Second, make a promise to know your audience. It’s easy to get caught up in the needs analysis, delivery methods, and instructional design, but don’t forget that your entire purpose is to serve the population you’re developing for. We know that the world has changed in many ways and in a very short period of time. But we should also be aware that the emerging workforce is tech savvy and ready to learn on a need-to-know basis, and some of them may not remember a time without computers or the Internet! But then again, we have people from the “greatest generation” returning to work to supplement dwindling retirement accounts.
With all of this in mind, try to discover the learning and life characteristics of your audience during your needs analysis. If you’ve got fresh-from-college management trainees, gear your training toward their life experiences. If you have mixed groups, throw in elements from all of the groups to keep the training moving along – and to remind every trainee that the workforce is now a broad spectrum of experience and knowledge. But for 2009, don’t design training based on your own experience. Know your audience and make each program work like a charm.
Third, fill your training with examples and real-life problems.

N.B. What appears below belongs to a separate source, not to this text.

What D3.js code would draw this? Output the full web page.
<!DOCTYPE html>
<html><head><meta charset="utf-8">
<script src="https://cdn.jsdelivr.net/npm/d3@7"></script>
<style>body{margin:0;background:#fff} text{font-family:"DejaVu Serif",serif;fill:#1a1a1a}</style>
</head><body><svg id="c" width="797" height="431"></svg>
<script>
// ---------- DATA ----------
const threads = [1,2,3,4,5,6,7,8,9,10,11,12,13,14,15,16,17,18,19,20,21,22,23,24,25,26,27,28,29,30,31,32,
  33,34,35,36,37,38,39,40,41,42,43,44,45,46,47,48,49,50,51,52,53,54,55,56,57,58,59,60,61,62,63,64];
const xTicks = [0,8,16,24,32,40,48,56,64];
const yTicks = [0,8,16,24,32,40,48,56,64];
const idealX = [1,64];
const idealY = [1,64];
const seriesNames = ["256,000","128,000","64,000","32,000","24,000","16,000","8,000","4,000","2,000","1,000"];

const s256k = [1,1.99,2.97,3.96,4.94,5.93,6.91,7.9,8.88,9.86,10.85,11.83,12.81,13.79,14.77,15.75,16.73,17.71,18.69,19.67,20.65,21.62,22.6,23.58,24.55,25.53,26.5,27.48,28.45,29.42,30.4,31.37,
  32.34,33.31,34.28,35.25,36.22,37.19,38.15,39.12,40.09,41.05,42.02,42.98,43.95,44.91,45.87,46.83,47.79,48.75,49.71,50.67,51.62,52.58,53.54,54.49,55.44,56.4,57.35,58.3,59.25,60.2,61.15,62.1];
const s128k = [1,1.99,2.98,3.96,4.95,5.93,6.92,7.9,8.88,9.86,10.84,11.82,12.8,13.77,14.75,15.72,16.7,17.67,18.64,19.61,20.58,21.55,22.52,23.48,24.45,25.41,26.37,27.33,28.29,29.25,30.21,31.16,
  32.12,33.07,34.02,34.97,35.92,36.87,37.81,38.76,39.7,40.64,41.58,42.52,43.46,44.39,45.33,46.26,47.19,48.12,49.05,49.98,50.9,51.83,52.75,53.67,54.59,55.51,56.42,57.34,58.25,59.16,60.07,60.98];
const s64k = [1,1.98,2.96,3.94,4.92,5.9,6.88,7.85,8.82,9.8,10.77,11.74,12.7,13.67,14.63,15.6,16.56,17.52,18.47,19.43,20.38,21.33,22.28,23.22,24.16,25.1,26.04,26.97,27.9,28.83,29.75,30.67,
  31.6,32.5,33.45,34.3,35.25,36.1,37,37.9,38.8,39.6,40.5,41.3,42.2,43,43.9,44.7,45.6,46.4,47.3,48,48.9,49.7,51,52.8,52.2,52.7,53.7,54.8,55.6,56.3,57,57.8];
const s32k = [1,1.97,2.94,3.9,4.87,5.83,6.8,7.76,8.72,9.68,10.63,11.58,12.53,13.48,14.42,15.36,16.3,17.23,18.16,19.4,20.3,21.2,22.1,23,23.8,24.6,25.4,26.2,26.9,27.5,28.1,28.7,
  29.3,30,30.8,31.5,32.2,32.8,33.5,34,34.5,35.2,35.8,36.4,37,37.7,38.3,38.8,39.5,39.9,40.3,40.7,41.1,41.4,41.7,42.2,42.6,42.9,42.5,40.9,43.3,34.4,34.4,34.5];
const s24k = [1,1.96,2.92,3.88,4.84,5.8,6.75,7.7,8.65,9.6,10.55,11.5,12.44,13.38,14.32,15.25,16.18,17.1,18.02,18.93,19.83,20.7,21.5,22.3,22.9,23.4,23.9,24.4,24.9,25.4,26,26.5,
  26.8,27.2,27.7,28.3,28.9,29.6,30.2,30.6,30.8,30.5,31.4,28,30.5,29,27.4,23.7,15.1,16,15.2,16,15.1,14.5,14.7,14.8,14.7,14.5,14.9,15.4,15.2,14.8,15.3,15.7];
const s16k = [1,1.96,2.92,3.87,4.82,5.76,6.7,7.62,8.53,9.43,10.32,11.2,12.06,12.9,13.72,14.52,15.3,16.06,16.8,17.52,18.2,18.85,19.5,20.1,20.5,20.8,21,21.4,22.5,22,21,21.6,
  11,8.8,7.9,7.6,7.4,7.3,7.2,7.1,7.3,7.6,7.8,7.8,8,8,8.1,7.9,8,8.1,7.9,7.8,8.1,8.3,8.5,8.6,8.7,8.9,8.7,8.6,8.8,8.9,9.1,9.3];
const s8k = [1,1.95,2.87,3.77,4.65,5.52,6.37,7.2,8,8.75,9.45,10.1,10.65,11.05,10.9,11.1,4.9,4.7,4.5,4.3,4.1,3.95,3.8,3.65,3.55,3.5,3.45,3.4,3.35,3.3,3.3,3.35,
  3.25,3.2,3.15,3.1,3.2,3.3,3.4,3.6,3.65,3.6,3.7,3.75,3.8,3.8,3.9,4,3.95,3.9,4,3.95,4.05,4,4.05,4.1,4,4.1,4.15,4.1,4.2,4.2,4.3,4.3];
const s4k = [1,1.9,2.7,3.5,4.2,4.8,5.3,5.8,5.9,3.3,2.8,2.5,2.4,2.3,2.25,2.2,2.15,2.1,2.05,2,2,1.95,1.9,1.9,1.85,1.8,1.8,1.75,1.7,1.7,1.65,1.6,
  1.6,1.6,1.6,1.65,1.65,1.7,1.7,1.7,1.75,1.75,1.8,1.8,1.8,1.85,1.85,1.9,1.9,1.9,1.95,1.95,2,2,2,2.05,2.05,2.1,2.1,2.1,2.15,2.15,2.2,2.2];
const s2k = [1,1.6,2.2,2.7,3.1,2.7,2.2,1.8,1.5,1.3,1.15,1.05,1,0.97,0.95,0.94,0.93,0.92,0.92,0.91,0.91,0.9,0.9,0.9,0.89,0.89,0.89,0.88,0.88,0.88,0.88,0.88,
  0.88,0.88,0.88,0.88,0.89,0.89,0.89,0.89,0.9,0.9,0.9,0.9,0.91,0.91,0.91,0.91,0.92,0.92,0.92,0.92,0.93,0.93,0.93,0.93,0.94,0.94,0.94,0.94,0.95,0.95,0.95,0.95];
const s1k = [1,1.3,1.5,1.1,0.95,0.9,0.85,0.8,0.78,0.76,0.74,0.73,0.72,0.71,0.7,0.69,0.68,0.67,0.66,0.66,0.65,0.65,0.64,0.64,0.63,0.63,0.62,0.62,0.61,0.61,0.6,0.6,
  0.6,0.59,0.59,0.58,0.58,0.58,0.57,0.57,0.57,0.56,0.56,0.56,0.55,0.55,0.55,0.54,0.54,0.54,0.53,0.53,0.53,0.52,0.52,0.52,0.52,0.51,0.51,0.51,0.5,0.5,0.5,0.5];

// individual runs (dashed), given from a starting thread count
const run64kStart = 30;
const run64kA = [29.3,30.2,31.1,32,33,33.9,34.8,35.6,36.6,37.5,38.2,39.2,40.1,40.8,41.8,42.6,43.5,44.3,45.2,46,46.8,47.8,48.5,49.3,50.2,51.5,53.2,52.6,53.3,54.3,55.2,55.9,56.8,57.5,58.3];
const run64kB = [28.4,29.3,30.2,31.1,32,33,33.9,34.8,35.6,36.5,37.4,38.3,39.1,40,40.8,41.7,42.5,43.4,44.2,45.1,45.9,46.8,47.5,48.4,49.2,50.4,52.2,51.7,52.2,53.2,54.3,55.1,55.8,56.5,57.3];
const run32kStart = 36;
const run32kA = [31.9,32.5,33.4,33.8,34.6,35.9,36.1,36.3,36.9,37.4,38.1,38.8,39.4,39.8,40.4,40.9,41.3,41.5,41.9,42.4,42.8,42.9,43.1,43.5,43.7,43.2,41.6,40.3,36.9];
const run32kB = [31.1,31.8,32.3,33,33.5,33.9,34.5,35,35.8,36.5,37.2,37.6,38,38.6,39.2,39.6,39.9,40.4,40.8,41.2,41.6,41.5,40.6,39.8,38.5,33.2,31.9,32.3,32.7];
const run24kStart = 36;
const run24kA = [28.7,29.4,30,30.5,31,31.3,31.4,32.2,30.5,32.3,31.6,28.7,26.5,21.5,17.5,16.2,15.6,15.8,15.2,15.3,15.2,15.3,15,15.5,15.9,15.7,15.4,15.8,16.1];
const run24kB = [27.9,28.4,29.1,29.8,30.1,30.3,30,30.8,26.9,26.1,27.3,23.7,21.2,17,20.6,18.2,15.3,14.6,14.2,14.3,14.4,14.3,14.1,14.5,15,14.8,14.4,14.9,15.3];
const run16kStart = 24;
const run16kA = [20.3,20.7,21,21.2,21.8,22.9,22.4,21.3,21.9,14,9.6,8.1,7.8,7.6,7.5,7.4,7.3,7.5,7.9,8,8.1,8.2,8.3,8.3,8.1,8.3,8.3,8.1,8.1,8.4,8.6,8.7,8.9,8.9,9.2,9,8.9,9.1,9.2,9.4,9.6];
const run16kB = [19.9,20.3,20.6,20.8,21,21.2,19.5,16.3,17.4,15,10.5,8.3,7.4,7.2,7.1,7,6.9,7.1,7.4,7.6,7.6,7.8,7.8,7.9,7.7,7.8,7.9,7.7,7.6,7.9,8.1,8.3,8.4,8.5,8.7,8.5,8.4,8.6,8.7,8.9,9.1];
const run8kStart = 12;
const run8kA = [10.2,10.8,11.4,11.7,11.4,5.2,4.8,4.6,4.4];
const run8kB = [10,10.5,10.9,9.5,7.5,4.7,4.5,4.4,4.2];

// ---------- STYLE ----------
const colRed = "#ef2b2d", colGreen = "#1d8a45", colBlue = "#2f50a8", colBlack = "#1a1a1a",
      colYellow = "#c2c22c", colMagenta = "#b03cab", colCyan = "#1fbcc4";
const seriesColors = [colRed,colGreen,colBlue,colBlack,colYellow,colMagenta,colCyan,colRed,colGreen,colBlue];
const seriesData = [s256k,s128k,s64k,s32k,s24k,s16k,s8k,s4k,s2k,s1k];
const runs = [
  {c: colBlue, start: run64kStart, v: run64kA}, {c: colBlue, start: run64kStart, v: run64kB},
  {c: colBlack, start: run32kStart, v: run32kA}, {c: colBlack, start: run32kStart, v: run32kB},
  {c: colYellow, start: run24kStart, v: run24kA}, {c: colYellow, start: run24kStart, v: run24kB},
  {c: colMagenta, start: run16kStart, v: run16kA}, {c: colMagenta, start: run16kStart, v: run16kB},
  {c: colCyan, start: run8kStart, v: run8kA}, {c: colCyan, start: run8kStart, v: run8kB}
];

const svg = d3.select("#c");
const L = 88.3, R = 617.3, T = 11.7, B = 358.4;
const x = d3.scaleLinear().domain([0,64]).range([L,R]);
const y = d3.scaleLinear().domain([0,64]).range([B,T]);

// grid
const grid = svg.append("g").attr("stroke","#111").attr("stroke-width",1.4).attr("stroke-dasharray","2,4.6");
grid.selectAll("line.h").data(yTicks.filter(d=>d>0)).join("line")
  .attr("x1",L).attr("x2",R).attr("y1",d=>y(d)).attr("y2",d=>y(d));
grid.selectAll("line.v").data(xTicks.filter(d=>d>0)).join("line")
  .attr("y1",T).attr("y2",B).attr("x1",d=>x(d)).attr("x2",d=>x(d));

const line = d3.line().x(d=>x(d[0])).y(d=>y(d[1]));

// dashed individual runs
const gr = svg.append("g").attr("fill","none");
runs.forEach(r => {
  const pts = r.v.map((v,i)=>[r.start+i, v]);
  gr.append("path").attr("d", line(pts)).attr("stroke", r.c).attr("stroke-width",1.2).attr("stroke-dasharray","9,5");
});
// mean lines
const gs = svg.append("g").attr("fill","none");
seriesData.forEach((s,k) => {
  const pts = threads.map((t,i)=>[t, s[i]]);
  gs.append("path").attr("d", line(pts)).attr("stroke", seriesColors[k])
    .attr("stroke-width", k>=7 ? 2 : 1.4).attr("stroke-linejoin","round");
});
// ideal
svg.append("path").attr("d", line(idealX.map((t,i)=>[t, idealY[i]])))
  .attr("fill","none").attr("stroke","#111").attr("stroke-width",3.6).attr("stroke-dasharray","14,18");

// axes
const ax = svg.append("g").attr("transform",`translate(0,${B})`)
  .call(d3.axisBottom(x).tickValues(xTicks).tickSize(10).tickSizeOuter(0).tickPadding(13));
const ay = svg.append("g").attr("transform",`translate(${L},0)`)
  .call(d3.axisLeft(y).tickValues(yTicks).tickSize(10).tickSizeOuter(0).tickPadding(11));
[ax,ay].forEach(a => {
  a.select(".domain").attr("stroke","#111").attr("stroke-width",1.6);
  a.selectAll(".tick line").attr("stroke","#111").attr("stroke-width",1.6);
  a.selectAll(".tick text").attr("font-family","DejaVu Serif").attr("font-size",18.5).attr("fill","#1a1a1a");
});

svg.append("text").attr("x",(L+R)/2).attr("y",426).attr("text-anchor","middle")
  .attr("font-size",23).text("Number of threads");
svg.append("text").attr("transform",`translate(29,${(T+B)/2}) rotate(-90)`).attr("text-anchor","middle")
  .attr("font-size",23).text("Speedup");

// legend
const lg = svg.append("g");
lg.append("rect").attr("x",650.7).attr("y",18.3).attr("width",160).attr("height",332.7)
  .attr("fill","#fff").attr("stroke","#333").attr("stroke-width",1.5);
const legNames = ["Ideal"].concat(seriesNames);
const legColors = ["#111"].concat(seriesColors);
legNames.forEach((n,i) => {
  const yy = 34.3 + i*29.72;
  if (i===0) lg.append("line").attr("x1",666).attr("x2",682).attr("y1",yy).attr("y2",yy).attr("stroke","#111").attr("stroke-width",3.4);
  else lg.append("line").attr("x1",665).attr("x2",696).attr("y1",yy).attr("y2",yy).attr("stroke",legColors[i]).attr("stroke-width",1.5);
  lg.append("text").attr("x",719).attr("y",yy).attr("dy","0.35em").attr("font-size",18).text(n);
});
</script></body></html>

Again, it’s easy to talk about procedures, customer service, and leadership from a knowledge standpoint. But if there is no application for the audience, they are losing out on the learning experience. For example, customer service training can be enhanced with case studies or scenarios in which participants must choose a reaction or outcome to the situation. Processes or regulations can be taught in the same manner: explain the rules, then create a scenario that describes a breach of rules – and have the participants solve the problem.

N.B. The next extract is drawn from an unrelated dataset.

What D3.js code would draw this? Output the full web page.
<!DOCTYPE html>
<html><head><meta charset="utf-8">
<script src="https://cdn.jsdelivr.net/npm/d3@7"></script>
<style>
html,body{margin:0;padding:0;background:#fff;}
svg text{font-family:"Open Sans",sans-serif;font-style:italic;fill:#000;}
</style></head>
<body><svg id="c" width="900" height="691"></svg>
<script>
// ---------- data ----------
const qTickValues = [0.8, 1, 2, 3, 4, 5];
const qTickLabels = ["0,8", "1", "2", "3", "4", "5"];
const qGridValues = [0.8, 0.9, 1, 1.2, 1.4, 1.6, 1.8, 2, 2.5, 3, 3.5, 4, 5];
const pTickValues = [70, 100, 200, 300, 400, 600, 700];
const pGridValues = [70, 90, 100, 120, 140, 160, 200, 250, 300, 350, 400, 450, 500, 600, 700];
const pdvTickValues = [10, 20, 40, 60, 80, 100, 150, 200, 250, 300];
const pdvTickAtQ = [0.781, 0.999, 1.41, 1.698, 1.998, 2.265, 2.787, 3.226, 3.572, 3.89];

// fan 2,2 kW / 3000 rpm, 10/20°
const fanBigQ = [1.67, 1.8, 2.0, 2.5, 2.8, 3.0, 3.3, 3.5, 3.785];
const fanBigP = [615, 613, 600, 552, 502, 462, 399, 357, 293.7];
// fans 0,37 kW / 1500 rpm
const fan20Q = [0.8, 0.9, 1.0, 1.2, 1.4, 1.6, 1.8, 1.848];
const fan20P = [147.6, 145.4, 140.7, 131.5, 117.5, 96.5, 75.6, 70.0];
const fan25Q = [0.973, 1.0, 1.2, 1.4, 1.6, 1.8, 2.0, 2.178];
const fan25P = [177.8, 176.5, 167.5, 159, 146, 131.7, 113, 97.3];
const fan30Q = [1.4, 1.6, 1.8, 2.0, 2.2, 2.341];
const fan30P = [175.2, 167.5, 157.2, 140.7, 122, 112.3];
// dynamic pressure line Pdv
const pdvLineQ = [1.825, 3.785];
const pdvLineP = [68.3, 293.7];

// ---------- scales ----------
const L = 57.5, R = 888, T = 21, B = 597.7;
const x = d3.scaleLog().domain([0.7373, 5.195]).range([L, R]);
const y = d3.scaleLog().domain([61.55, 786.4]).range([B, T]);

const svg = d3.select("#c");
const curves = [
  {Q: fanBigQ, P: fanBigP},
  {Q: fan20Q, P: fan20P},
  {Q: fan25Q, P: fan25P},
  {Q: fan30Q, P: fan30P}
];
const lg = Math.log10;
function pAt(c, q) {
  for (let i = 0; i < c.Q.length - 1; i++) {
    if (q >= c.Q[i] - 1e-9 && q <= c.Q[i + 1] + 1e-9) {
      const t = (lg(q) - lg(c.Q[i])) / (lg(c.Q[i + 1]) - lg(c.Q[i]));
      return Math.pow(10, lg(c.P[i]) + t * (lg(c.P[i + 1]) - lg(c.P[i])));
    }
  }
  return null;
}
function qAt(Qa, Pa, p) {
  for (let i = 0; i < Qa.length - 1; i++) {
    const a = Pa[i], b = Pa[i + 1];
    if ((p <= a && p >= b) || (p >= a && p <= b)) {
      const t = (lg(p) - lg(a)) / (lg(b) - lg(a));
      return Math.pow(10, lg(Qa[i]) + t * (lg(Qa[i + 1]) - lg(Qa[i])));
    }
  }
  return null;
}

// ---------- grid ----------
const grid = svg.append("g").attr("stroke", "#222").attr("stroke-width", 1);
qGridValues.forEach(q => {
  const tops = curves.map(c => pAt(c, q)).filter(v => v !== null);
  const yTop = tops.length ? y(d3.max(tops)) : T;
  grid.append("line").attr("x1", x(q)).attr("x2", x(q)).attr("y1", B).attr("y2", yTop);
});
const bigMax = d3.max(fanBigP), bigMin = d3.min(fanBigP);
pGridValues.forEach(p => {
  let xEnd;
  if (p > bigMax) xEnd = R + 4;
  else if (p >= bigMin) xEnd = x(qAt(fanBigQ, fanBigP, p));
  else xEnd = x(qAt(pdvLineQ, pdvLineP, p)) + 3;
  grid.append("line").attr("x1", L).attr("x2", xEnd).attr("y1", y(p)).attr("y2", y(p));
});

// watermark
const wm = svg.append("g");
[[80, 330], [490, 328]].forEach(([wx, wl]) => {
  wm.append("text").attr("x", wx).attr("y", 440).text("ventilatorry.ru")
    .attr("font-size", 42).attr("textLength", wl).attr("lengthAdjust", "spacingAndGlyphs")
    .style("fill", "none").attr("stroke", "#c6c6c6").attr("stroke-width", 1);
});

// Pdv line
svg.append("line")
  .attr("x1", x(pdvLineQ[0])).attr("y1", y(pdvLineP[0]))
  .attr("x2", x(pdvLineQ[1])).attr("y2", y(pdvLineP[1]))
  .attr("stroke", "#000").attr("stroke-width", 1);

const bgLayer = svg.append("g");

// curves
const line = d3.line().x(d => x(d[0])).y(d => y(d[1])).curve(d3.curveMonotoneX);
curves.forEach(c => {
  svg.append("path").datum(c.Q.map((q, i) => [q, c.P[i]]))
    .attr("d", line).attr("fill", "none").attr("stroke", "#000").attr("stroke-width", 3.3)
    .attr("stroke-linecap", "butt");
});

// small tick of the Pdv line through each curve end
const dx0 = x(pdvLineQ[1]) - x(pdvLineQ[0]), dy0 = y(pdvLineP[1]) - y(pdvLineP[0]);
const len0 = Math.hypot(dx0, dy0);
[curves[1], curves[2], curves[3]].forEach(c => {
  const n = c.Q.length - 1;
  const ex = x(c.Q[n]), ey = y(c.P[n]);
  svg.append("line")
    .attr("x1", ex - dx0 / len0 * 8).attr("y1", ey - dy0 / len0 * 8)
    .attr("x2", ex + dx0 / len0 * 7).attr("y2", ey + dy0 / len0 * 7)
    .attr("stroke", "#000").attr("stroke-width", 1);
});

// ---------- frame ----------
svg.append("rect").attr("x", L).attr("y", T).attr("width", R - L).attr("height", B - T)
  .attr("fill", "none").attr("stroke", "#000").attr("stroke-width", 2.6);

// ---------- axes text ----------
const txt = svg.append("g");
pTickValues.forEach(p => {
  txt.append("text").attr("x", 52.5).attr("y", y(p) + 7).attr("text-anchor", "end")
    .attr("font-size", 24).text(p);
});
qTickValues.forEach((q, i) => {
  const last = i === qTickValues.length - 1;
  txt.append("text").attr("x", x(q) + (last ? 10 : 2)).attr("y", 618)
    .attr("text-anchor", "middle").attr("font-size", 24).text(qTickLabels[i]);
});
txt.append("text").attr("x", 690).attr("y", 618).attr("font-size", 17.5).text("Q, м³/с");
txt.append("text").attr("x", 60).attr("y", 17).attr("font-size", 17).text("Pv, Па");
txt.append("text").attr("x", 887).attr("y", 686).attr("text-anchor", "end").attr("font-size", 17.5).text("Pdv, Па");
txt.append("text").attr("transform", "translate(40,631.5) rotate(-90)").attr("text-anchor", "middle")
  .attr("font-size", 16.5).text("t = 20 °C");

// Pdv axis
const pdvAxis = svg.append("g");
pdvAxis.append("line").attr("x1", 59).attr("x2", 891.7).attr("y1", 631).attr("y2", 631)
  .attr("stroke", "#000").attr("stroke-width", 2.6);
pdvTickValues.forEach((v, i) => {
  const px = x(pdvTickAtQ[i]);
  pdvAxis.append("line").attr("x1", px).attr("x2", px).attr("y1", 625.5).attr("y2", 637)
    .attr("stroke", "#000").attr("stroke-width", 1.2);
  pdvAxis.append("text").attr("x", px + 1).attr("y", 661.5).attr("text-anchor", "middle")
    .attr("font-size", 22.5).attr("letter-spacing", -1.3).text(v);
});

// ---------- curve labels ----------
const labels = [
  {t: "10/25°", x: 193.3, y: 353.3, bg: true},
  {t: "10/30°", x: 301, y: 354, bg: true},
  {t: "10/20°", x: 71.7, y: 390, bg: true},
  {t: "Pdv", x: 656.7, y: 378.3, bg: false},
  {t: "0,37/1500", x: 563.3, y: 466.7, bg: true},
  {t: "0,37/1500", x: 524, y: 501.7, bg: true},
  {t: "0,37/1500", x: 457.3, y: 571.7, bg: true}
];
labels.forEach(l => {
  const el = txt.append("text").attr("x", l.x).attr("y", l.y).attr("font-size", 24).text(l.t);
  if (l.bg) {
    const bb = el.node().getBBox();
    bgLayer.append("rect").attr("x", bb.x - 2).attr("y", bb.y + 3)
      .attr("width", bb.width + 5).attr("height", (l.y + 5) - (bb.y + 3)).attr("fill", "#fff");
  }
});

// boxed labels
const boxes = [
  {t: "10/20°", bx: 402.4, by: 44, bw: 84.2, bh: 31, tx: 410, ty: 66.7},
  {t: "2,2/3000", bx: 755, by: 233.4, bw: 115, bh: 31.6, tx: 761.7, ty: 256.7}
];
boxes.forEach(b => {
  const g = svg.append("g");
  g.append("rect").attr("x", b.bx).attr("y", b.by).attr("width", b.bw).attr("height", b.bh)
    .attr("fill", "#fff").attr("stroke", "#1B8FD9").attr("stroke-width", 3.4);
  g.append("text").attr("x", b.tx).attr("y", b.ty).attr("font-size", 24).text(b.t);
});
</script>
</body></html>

Fourth, in relation to examples, create the opportunity for training participants to practice at every opportunity, both in the classroom and on the job (OTJ). If you are teaching technical skills, arm participants with a quick reference guide or tutorial and then “set them loose” on a practice system. The customer service scenarios we described above can be followed by role plays, where a “customer” is given a scenario and asked to act it out with a training participant.
In relation to OTJ practice, try a new approach. Send trainees out to their jobs with a list of activities they must complete with their manager’s guidance. Create a checklist or rubric that details the activity and the expected outcome so that the manager can provide feedback and correct any errors. Make the job an extension of the classroom and you’ve just further proven your worth as a learning organization.
Finally, try to enter 2009 with your delivery staff in mind. Don’t send them to the classroom unprepared. Create a formal train the trainer program for each new course – and write the train the trainer into the formal development time for the course. Have instructors “teach back” the material in the classroom setting so that the design staff can see if their ideas work in “real life”. Have the instructors take the tests, try out the quick reference guides, and act out the role plays before they go into the classroom. With this method in place, you’ll have top- notch instructors who know every part of their program.
Times may be tough, but your learning organization can continually prove its worth by putting these five resolutions into place today.